Tragedy can happen anywhere, and one destructive force that can cause this is fire. In a theater where the only thing a person is looking for is entertainment, a fire starts and the act is over. That’s what happened in the Brooklyn Theater one night on December 5, 1876. Over a thousand people attended that night to watch a comedy and a fire started backstage that promptly ravaged throughout the theater. There were 5 balconies and only one spiral staircase took the people into each balcony. As soon as the fire started people started to panic and the actors tried to calm the people down and keep the play going. But the smoke bothered the people in the first floor and they rushed to get out of the theater through the only 2 doors in the back. The people in the other balconies followed but the staircase was too small to let the stampede of people get out on time and many died in the theater.
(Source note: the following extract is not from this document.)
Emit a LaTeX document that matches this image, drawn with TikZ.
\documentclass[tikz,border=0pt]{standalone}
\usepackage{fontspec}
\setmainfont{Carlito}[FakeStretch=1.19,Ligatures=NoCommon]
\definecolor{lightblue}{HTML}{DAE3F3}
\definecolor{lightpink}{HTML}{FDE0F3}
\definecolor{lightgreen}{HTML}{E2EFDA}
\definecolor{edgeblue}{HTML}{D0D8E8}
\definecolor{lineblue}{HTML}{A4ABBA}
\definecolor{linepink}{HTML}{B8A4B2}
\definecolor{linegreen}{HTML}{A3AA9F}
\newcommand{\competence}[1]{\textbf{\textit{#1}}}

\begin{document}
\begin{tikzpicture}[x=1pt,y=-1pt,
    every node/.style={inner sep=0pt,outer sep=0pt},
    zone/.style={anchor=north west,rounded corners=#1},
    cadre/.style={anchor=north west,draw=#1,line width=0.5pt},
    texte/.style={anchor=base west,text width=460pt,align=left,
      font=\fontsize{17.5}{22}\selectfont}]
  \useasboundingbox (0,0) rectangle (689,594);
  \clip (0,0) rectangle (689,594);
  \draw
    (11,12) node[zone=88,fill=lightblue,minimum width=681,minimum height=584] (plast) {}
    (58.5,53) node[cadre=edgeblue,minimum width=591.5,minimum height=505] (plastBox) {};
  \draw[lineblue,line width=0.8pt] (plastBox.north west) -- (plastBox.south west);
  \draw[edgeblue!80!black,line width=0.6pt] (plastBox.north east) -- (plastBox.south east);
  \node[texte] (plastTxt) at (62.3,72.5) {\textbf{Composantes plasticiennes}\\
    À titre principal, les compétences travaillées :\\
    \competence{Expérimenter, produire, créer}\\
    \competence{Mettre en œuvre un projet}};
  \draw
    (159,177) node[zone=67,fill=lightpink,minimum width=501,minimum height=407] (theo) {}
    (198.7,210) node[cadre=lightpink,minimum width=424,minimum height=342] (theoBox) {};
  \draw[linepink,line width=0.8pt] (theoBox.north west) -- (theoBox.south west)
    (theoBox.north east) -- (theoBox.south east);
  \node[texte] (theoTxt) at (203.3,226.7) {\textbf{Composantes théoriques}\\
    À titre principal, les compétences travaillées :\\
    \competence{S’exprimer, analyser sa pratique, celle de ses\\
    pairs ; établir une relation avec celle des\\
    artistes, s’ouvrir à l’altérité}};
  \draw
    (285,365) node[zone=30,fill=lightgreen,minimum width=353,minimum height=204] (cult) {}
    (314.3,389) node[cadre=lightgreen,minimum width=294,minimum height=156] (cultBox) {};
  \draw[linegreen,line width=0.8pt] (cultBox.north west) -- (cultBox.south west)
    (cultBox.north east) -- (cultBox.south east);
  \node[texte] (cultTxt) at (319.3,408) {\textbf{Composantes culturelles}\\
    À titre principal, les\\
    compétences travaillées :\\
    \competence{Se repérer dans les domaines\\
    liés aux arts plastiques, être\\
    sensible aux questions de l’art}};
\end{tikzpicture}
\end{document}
A lot were wounded and over 200 people rest in the only place that commemorates this horrible tragedy, The Greenwood Cemetery.

During our visit to the BHS, my group got to search up photos of this tragic moment in the history of Brooklyn in the library’s computer. We didn’t find many but the ones we found were stereo-graphs which meant that you had to look at them through a viewer to get a 3D image. Unfortunately we didn’t have a viewer at the moment so we settled for looking at the 2 adjacent images. To have an accurate search we had to type in a lot of different keywords because that was how this software worked best. At the beginning it was a bit confusing but by the end searching up something became easier.